Working under stress? Feeling duress? Stressful working conditions can oftentimes be just as harmful to a person as physical injuries. Stress can stem not just from workload, but from co-workers. One New York employer found that out the hard way when one of their employees got benefits for the stress-related injuries she suffered on the job.
Caterina Lucke, a physician’s assistant at Ellis Hospital, claimed that she would often work with a surgeon who would threaten her with physical violence while they spent hours together in surgeries. For her safety, her supervisor removed her from work and asked the surgeon to go to a counseling program. Lucke then started to go to counseling herself and was treated for psychiatric disorders, she then filed a workers’ comp claim for PTSD and adjustment disorder. The state’s WC board sided with the claimant and even after an appeal from her employer, her case still held up.
The employer argued that the surgeon was always like that, that it was not out of the ordinary for her to experience that kind of behavior at work and that she should have been used to his “difficult” personality. The courts said that they supported the claim because the work-related stress had to have been greater than what usually occurs in a normal work environment. Even if the surgeon had always acted out- that’s not a typical work environment, usually people at work are not faced with threats of violence, and so the stress claim was compensable.

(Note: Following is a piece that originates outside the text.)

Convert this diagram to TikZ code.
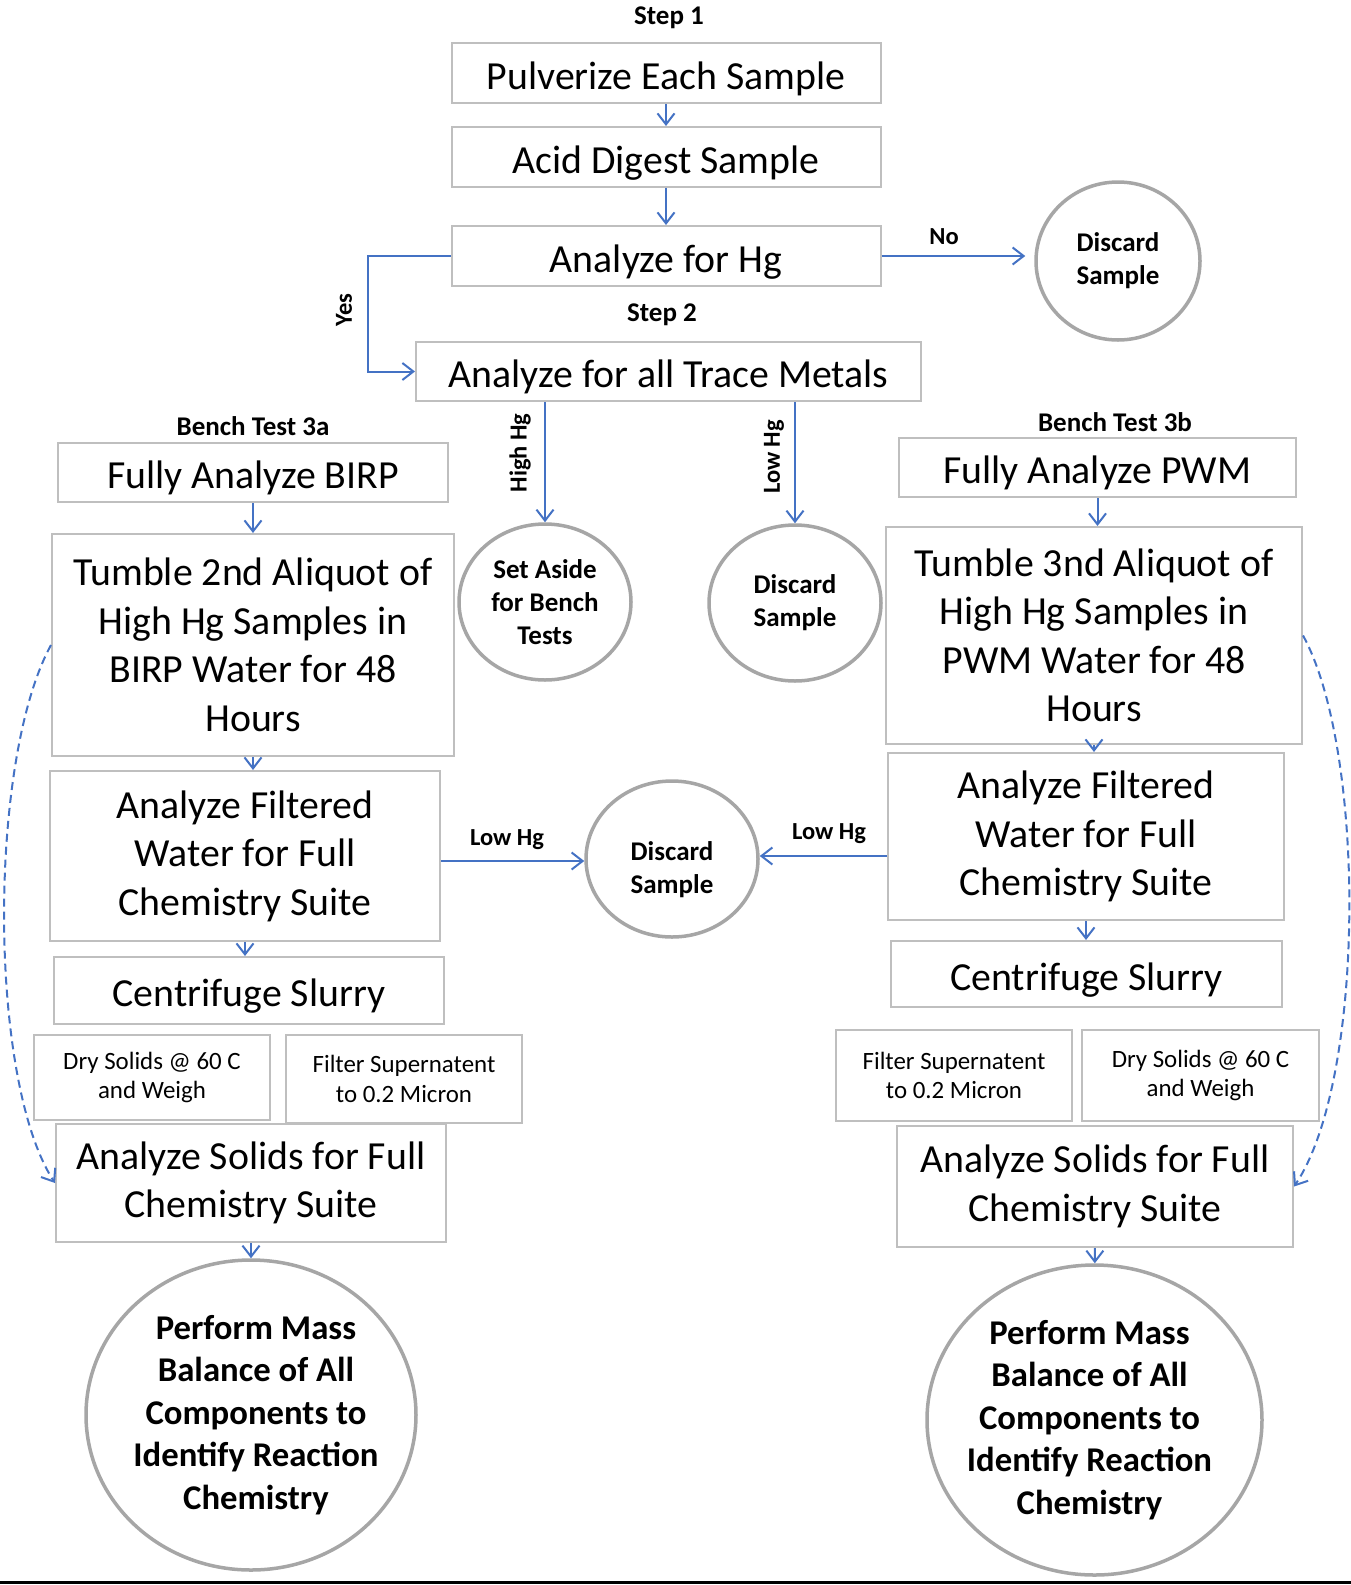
\documentclass[tikz,border=0pt]{standalone}
\usepackage{fontspec}
\setmainfont{Carlito}
\usetikzlibrary{positioning,shapes.geometric,arrows.meta}
\definecolor{flowblue}{HTML}{4472C4}
\definecolor{boxgray}{HTML}{BFBFBF}
\definecolor{ringgray}{HTML}{A6A6A6}

\begin{document}
\begin{tikzpicture}[x=1pt,y=-1pt]
        \tikzstyle{every node}=[inner sep=0pt, align=center]
        \tikzstyle{stage}=[draw=boxgray, line width=2pt, fill=white, font=\fontsize{39.8}{48.5}\selectfont]
        \tikzstyle{onestage}=[stage, text height=32pt, text depth=0pt]
        \tikzstyle{smallstage}=[stage, font=\fontsize{24.9}{29.5}\selectfont]
        \tikzstyle{ring}=[ellipse, draw=ringgray, line width=3.5pt, fill=white, font=\bfseries\fontsize{27}{33}\selectfont]
        \tikzstyle{bigring}=[ring, font=\bfseries\fontsize{34.7}{42.5}\selectfont]
        \tikzstyle{heading}=[font=\bfseries\fontsize{27}{32}\selectfont]
        \tikzstyle{flowlabel}=[font=\bfseries\fontsize{24.5}{29}\selectfont]
        \tikzstyle{flow}=[draw=flowblue, line width=2pt, -{Straight Barb[length=11pt,width=17pt]}]
        \tikzstyle{loopback}=[flow, dash pattern=on 8pt off 5pt]

        \useasboundingbox (0,0) rectangle (1351,1585);

        % top chain
        \node[heading] (step1) at (669,18) {Step 1};
        \node[onestage, minimum width=429, minimum height=60] (pulverize) at (666,73) {Pulverize Each Sample};
        \node[onestage, minimum width=429, minimum height=60] (digest) at (666,157) {Acid Digest Sample};
        \node[onestage, minimum width=429, minimum height=60] (hg) at (666,256) {Analyze for Hg};
        \node[heading] (step2) at (662,315) {Step 2};
        \node[onestage, minimum width=505, minimum height=59] (trace) at (668.5,371.5) {Analyze for all Trace Metals};
        \node[ring, minimum width=164, minimum height=158] (discardA) at (1118,261) {Discard\\Sample};
        \node[flowlabel] (no) at (944,237) {No};
        \node[flowlabel, rotate=90] (yes) at (344,310) {Yes};

        \draw[flow] (pulverize) -- (digest);
        \draw[flow] (digest) -- (hg);
        \draw[flow, shorten >=9pt] (hg.east) -- (hg.east -| discardA.west);
        \draw[flow] (hg.west) -- ++(-83,0) |- (trace.west);

        % split on Hg
        \node[ring, minimum width=172, minimum height=156] (aside) at (545,602) {Set Aside\\for Bench\\Tests};
        \node[ring, minimum width=172, minimum height=156] (discardB) at (795,603) {Discard\\Sample};
        \node[flowlabel, rotate=90] (highhg) at (520,453) {High Hg};
        \node[flowlabel, rotate=90] (lowhg) at (774,457) {Low Hg};
        \draw[flow] (aside.north |- trace.south) -- (aside.north);
        \draw[flow] (discardB.north |- trace.south) -- (discardB.north);

        % bench test 3a
        \node[heading] (bench3a) at (253,426) {Bench Test 3a};
        \node[onestage, minimum width=390, minimum height=59] (birp) at (253,472.5) {Fully Analyze BIRP};
        \node[stage, minimum width=402, minimum height=222] (tumbleL) at (253,645) {Tumble 2nd Aliquot of\\High Hg Samples in\\BIRP Water for 48\\Hours};
        \node[stage, minimum width=390, minimum height=170] (filteredL) at (245,856) {Analyze Filtered\\Water for Full\\Chemistry Suite};
        \node[onestage, minimum width=390, minimum height=67] (centL) at (249,990.5) {Centrifuge Slurry};
        \node[smallstage, minimum width=236, minimum height=85] (dryL) at (152,1077.5) {Dry Solids @ 60 C\\and Weigh};
        \node[smallstage, minimum width=236, minimum height=88] (filterL) at (404,1079) {Filter Supernatent\\to 0.2 Micron};
        \node[stage, minimum width=390, minimum height=118] (solidsL) at (251,1183) {Analyze Solids for Full\\Chemistry Suite};
        \node[bigring, minimum width=330, minimum height=310] (massL) at (251,1415) {};
        \node[font=\bfseries\fontsize{34.7}{42.5}\selectfont] (massLtext) at ([xshift=5pt]massL) {Perform Mass\\Balance of All\\Components to\\Identify Reaction\\Chemistry};

        \draw[flow] (birp) -- (tumbleL);
        \draw[flow] (tumbleL.south) -- (tumbleL.south |- filteredL.north);
        \draw[flow] (filteredL.south) -- (filteredL.south |- centL.north);
        \draw[flow] (solidsL) -- (massL);
        \draw[loopback] (tumbleL.west) .. controls (-12,760) and (-12,1080) .. (solidsL.west);

        % middle discard
        \node[ring, minimum width=172, minimum height=156] (discardC) at (672,859) {};
        \node[font=\bfseries\fontsize{27}{33}\selectfont] (discardCtext) at ([yshift=-11pt]discardC) {Discard\\Sample};
        \node[flowlabel] (lowhgL) at (507,840) {Low Hg};
        \node[flowlabel] (lowhgR) at (829,834) {Low Hg};

        % bench test 3b
        \node[heading] (bench3b) at (1115,422) {Bench Test 3b};
        \node[onestage, minimum width=397, minimum height=59] (pwm) at (1097.5,467.5) {Fully Analyze PWM};
        \node[stage, minimum width=416, minimum height=217] (tumbleR) at (1094,635.5) {Tumble 3nd Aliquot of\\High Hg Samples in\\PWM Water for 48\\Hours};
        \node[stage, minimum width=396, minimum height=167] (filteredR) at (1086,836.5) {Analyze Filtered\\Water for Full\\Chemistry Suite};
        \node[onestage, minimum width=391, minimum height=66] (centR) at (1086.5,974) {Centrifuge Slurry};
        \node[smallstage, minimum width=236, minimum height=91] (filterR) at (954,1075.5) {Filter Supernatent\\to 0.2 Micron};
        \node[smallstage, minimum width=237, minimum height=91] (dryR) at (1200.5,1075.5) {Dry Solids @ 60 C\\and Weigh};
        \node[stage, minimum width=396, minimum height=121] (solidsR) at (1095,1186.5) {Analyze Solids for Full\\Chemistry Suite};
        \node[bigring, minimum width=335, minimum height=310] (massR) at (1094.5,1420) {};
        \node[font=\bfseries\fontsize{34.7}{42.5}\selectfont] (massRtext) at ([xshift=-5pt]massR) {Perform Mass\\Balance of All\\Components to\\Identify Reaction\\Chemistry};

        \draw[flow] (pwm.south) -- (pwm.south |- tumbleR.north);
        \draw[flow] (tumbleR.south) -- (tumbleR.south |- filteredR.north);
        \draw[flow] (filteredR.south) -- (filteredR.south |- centR.north);
        \draw[flow] (solidsR) -- (massR);
        \draw[loopback] (tumbleR.east) .. controls (1366,750) and (1366,1080) .. (solidsR.east);

        \draw[flow] (filteredL.east |- 0,861) -- (discardC.west |- 0,861);
        \draw[flow] (filteredR.west |- 0,856) -- (discardC.east |- 0,856);

        % rule at the foot
        \coordinate (footL) at (0,1582);
        \coordinate (footR) at (1351,1582);
        \draw[line width=3pt] (footL) -- (footR);
\end{tikzpicture}
\end{document}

Your workplace should not feel like the playground, and bullying at work is never good. When it goes as far as to cause someone mental anguish and anxiety, that can usually turn into a valid comp claim. When your employees are stressed that can also cause their performance to suffer, they might miss days at work, or maybe they’ll even find another job. Just like you would want to prevent an injury to your workers’ arm or leg, for example, see if you can take steps to prevent an injury to their mind’s well-being too.